── Recorded data
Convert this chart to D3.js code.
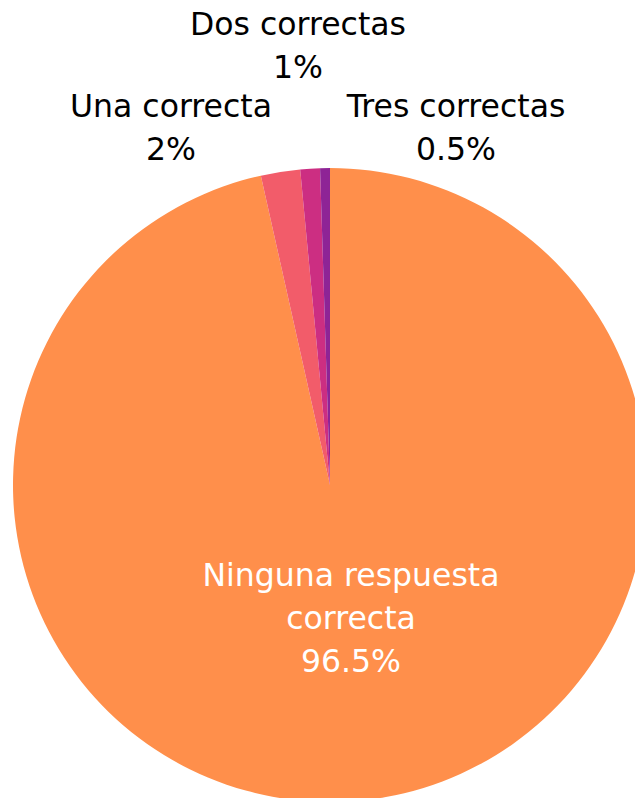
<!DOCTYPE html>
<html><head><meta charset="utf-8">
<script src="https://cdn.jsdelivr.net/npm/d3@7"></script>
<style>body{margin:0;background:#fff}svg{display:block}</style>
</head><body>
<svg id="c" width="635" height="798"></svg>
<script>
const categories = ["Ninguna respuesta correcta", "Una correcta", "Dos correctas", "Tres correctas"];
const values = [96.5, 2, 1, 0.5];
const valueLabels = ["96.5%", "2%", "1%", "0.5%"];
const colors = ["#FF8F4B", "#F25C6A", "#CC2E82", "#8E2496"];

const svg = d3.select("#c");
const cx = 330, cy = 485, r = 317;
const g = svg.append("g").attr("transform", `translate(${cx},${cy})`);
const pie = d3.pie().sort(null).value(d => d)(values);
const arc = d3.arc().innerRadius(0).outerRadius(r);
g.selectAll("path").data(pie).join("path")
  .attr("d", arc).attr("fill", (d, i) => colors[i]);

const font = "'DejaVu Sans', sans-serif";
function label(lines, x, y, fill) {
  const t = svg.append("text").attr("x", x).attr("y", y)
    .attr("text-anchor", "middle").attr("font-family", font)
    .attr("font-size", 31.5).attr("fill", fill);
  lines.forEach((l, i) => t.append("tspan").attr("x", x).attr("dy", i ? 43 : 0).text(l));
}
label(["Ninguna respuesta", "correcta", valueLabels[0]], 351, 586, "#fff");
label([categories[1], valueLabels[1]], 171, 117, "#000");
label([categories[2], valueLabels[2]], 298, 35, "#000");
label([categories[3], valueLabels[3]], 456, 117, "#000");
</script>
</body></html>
────
Aim
Transcribe the material exactly, leaving every picture out.

Exercise output
Convert this chart to D3.js code.
<!DOCTYPE html>
<html><head><meta charset="utf-8">
<script src="https://cdn.jsdelivr.net/npm/d3@7"></script>
<style>body{margin:0;background:#fff}svg{display:block}</style>
</head><body>
<svg id="c" width="635" height="798"></svg>
<script>
const categories = ["Ninguna respuesta correcta", "Una correcta", "Dos correctas", "Tres correctas"];
const values = [96.5, 2, 1, 0.5];
const valueLabels = ["96.5%", "2%", "1%", "0.5%"];
const colors = ["#FF8F4B", "#F25C6A", "#CC2E82", "#8E2496"];

const svg = d3.select("#c");
const cx = 330, cy = 485, r = 317;
const g = svg.append("g").attr("transform", `translate(${cx},${cy})`);
const pie = d3.pie().sort(null).value(d => d)(values);
const arc = d3.arc().innerRadius(0).outerRadius(r);
g.selectAll("path").data(pie).join("path")
  .attr("d", arc).attr("fill", (d, i) => colors[i]);

const font = "'DejaVu Sans', sans-serif";
function label(lines, x, y, fill) {
  const t = svg.append("text").attr("x", x).attr("y", y)
    .attr("text-anchor", "middle").attr("font-family", font)
    .attr("font-size", 31.5).attr("fill", fill);
  lines.forEach((l, i) => t.append("tspan").attr("x", x).attr("dy", i ? 43 : 0).text(l));
}
label(["Ninguna respuesta", "correcta", valueLabels[0]], 351, 586, "#fff");
label([categories[1], valueLabels[1]], 171, 117, "#000");
label([categories[2], valueLabels[2]], 298, 35, "#000");
label([categories[3], valueLabels[3]], 456, 117, "#000");
</script>
</body></html>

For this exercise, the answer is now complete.